- [TASK] Copy every line in the records below that contains the word "this".

- [MATERIALS PROVIDED]
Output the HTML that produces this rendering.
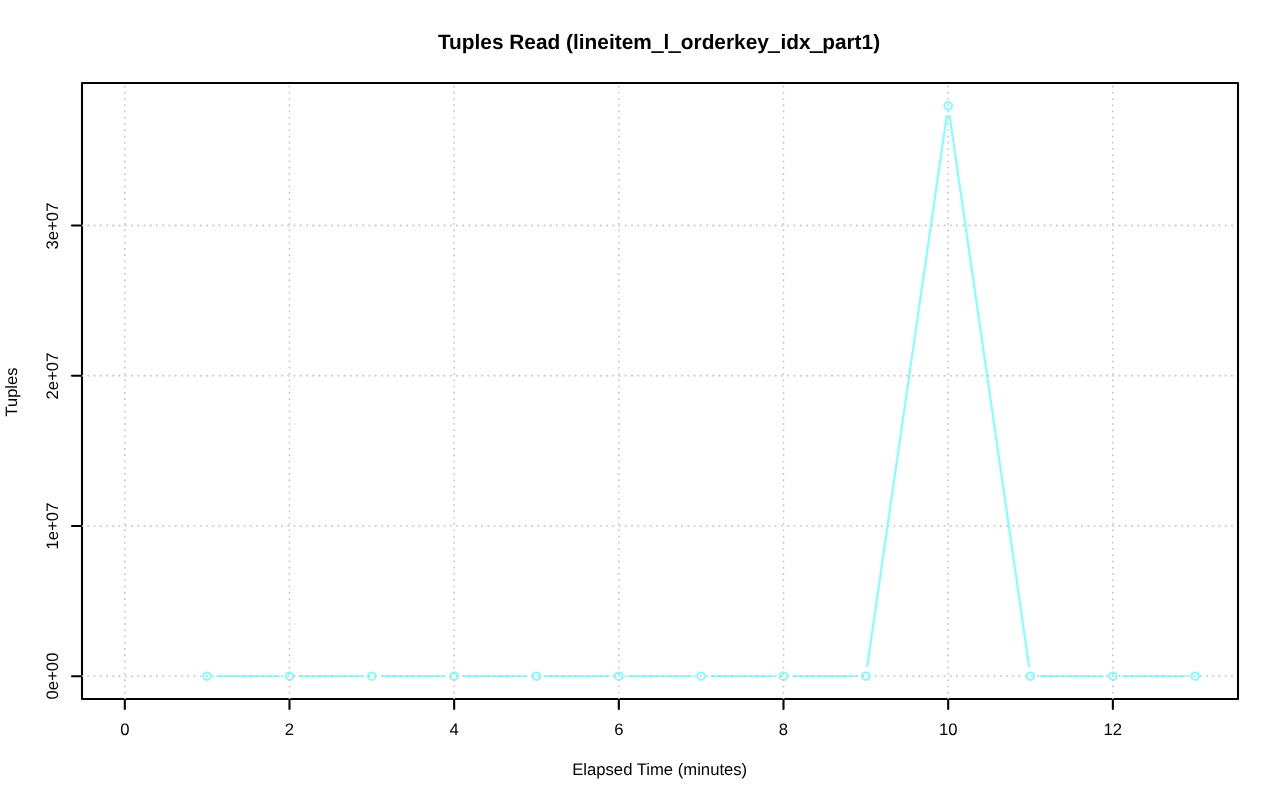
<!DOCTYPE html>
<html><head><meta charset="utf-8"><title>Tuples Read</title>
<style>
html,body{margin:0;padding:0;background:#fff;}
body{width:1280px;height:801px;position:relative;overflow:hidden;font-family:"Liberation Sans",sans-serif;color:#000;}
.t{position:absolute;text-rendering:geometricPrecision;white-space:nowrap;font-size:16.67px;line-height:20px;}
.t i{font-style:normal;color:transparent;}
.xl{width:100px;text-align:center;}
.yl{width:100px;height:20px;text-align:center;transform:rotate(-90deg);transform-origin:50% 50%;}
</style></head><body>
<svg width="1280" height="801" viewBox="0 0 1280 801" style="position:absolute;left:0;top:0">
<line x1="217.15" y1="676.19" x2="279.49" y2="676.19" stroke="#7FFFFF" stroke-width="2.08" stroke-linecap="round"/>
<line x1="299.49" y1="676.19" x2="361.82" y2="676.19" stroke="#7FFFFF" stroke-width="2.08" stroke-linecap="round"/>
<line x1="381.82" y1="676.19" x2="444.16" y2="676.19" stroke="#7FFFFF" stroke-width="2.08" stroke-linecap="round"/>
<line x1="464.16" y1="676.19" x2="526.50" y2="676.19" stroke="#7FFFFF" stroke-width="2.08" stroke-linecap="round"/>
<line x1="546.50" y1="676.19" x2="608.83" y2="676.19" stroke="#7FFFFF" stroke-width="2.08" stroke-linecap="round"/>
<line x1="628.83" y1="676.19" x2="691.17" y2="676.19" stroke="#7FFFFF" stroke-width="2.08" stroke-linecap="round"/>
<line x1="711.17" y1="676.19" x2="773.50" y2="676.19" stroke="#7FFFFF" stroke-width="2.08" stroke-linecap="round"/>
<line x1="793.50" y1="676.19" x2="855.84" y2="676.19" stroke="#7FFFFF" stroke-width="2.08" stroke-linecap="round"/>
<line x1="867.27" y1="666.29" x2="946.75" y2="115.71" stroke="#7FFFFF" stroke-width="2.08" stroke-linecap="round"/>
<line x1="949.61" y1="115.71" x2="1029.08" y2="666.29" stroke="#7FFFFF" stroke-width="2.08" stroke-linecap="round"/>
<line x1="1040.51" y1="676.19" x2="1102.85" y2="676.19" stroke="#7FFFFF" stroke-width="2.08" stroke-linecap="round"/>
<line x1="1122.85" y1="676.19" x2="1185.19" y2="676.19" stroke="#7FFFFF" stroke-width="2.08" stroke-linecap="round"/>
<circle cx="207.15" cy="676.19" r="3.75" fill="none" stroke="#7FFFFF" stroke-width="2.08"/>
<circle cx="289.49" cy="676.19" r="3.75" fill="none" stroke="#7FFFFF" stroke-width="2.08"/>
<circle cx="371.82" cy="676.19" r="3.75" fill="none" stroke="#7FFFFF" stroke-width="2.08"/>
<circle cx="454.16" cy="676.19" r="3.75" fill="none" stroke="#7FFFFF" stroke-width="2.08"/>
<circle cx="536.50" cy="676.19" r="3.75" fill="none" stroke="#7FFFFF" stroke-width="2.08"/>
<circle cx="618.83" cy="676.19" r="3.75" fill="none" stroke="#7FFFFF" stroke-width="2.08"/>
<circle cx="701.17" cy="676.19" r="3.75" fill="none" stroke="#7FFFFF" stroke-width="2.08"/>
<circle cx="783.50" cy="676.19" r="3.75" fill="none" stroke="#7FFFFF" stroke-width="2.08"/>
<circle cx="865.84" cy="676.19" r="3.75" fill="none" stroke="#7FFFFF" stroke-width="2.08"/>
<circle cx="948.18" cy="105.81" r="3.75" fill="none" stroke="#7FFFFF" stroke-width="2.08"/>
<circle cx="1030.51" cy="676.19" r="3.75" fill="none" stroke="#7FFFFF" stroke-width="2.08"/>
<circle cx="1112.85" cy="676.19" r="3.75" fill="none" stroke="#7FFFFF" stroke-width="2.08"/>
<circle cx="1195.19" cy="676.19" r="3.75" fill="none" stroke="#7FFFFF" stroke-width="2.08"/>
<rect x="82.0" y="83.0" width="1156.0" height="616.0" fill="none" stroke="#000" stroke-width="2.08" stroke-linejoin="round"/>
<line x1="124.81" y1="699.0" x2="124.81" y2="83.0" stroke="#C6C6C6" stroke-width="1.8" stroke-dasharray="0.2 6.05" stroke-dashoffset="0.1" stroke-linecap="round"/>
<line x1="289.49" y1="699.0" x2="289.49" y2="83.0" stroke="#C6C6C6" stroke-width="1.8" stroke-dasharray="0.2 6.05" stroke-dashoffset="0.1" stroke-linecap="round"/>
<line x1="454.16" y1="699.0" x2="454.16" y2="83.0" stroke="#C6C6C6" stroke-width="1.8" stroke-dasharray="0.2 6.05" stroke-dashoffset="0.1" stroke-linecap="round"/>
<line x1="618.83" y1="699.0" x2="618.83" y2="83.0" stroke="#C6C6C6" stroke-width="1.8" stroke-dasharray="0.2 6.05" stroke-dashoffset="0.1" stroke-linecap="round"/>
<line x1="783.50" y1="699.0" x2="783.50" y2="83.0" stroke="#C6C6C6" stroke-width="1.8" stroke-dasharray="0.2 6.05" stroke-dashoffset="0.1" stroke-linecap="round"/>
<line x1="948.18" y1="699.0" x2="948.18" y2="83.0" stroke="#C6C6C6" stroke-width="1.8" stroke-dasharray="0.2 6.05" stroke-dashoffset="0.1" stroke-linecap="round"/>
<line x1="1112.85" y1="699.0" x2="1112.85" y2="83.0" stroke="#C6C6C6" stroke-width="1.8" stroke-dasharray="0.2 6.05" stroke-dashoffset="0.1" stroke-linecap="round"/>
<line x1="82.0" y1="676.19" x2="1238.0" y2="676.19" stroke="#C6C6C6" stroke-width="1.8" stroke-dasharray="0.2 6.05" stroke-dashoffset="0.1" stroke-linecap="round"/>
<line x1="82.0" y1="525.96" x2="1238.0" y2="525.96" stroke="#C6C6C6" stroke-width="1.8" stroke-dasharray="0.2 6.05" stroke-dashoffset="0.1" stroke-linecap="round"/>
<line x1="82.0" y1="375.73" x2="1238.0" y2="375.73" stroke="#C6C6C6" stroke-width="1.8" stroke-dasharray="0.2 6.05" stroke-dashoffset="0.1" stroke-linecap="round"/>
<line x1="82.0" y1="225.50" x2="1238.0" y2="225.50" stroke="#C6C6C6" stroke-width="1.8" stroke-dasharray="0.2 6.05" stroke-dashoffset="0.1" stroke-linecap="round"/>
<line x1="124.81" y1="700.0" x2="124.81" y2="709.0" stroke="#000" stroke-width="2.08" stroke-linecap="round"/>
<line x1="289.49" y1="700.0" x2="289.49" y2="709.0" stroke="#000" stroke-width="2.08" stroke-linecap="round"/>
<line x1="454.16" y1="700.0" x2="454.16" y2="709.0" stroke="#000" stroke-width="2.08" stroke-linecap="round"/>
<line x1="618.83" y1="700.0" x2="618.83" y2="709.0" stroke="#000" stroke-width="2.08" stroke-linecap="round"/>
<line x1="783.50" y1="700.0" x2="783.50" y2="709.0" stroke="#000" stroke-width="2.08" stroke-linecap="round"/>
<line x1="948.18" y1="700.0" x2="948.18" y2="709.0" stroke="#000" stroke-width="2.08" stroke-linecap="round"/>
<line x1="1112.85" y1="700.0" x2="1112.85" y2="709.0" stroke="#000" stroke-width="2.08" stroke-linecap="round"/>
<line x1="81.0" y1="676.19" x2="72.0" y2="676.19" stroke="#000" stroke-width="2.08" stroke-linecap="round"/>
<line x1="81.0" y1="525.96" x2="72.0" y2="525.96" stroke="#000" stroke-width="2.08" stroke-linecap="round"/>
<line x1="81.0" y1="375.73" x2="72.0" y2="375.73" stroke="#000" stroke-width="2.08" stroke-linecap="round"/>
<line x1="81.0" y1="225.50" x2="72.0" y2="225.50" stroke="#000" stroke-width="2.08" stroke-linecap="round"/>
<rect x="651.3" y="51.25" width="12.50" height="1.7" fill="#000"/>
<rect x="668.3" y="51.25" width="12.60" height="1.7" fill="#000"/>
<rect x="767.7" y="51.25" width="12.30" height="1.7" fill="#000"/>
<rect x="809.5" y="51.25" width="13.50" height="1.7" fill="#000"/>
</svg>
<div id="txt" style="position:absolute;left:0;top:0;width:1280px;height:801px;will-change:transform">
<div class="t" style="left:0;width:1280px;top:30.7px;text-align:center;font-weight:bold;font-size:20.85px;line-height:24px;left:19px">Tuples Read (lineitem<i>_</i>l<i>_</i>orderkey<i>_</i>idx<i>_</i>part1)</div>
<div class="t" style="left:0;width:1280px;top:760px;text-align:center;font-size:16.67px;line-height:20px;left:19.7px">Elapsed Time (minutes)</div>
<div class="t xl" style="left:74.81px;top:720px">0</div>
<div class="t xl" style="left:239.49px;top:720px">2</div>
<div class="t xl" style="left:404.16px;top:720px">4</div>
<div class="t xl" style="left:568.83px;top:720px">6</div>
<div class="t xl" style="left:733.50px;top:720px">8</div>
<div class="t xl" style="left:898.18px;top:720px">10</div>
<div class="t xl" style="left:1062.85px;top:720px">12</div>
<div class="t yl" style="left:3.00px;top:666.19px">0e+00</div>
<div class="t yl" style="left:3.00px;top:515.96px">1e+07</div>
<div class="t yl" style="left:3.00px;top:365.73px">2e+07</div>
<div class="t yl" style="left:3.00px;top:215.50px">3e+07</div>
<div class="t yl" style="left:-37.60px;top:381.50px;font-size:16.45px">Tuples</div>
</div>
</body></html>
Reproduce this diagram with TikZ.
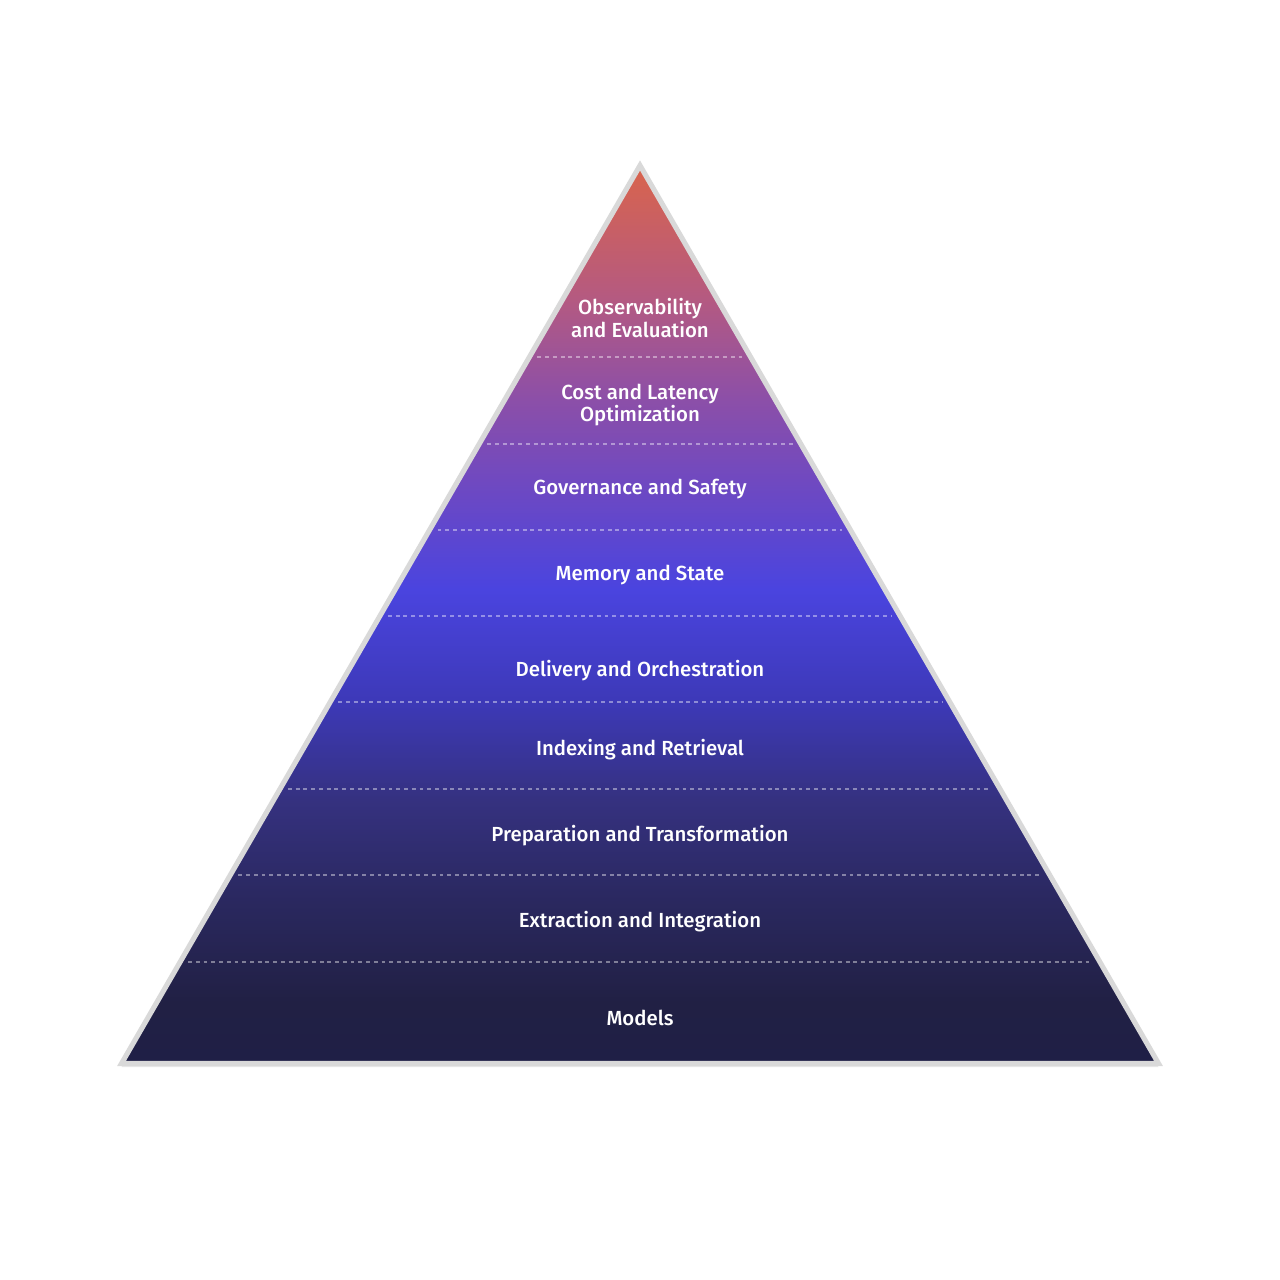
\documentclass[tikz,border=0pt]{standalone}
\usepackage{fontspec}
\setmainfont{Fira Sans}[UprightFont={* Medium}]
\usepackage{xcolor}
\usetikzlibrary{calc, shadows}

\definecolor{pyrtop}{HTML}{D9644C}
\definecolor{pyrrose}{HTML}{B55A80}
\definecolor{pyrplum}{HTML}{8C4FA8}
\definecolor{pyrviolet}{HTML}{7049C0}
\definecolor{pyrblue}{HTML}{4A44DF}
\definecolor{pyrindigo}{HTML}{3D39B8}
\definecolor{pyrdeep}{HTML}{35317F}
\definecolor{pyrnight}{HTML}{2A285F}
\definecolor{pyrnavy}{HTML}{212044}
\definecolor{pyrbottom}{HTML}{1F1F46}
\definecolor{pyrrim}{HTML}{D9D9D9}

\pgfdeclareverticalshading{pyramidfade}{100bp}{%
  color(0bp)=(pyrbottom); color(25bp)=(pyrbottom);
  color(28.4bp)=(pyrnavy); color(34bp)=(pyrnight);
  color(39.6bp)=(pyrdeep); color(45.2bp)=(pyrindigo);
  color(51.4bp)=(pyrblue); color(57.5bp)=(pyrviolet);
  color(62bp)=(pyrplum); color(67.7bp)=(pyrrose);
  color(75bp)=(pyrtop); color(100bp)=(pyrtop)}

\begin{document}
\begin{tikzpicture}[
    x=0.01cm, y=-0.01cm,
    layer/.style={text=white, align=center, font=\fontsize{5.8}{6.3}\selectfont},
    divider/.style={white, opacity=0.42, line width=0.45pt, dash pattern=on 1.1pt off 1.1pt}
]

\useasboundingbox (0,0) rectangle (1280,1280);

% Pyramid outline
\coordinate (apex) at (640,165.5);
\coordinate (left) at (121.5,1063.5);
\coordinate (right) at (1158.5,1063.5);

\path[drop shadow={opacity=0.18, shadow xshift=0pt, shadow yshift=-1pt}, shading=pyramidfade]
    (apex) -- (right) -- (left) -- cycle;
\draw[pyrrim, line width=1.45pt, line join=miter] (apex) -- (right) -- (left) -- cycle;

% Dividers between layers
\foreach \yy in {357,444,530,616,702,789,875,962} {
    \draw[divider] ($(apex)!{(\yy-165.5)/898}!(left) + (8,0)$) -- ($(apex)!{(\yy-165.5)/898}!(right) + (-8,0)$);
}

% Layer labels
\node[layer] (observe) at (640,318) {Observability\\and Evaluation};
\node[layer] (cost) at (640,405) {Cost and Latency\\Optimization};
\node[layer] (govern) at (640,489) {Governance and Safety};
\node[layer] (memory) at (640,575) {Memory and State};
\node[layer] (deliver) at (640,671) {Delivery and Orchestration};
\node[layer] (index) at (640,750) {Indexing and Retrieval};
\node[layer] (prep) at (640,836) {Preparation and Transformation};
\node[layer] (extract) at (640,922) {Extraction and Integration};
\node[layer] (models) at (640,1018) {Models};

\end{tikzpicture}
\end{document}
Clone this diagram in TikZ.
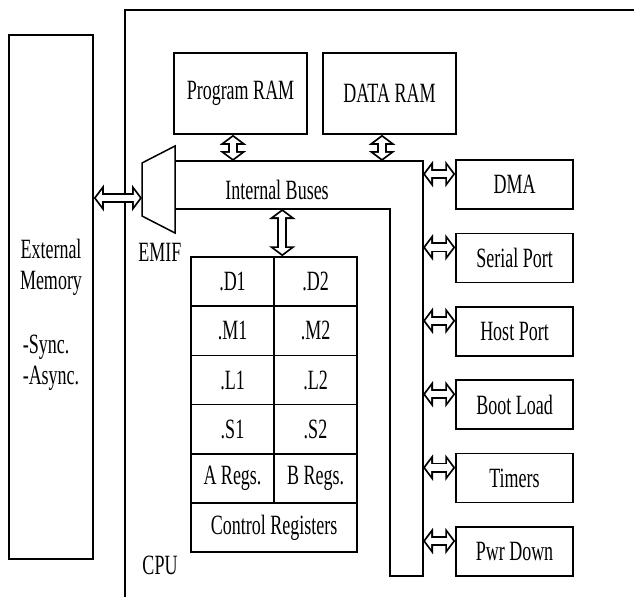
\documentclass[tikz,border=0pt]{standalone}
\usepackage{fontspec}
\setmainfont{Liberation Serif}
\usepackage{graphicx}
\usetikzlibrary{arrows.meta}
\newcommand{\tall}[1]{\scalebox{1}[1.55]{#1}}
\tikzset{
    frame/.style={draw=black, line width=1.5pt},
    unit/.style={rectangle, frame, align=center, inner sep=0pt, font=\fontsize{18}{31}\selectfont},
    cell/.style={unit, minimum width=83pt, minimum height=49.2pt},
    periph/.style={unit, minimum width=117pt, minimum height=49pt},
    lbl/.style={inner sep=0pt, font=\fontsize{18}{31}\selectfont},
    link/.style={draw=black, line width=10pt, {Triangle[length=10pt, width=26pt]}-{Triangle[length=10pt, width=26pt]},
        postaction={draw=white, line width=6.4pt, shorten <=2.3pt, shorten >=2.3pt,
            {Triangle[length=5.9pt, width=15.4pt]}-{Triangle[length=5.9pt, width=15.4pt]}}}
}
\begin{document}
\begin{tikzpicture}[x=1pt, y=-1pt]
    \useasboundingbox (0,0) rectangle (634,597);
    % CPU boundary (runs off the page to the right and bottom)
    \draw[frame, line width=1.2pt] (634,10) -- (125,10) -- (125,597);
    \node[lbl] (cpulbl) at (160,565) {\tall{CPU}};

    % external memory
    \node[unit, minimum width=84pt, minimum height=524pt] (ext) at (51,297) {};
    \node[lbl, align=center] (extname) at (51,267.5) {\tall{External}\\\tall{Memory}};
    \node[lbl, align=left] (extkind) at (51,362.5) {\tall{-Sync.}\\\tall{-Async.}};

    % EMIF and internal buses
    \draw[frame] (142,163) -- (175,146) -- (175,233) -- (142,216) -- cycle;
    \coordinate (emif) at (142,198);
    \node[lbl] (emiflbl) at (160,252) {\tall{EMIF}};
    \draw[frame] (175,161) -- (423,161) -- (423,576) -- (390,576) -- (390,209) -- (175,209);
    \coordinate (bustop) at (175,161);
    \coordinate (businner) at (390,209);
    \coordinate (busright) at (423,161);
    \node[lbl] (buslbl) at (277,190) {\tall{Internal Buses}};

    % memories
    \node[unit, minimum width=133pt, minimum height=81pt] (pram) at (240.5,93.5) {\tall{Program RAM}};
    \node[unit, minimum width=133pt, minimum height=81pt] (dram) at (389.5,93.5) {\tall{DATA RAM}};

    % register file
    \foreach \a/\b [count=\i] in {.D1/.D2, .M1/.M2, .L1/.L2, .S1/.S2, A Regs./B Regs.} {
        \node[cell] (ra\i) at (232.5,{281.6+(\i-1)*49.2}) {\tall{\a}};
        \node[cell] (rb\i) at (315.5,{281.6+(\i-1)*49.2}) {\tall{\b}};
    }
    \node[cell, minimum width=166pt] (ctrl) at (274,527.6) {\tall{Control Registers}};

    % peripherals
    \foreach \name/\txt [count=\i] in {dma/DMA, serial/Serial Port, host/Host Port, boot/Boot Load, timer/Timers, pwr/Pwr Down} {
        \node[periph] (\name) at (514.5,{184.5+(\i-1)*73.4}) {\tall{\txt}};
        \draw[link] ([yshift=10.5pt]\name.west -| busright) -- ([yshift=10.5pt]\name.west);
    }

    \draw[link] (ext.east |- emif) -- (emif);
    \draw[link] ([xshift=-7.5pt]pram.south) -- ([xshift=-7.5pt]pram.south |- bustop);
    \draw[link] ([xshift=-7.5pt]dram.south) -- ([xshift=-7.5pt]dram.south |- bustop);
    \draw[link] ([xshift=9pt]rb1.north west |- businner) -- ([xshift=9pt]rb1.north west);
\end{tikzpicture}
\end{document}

- [SOLVED PROBLEM]
Output the HTML that produces this rendering.
Reproduce this diagram with TikZ.
Clone this diagram in TikZ.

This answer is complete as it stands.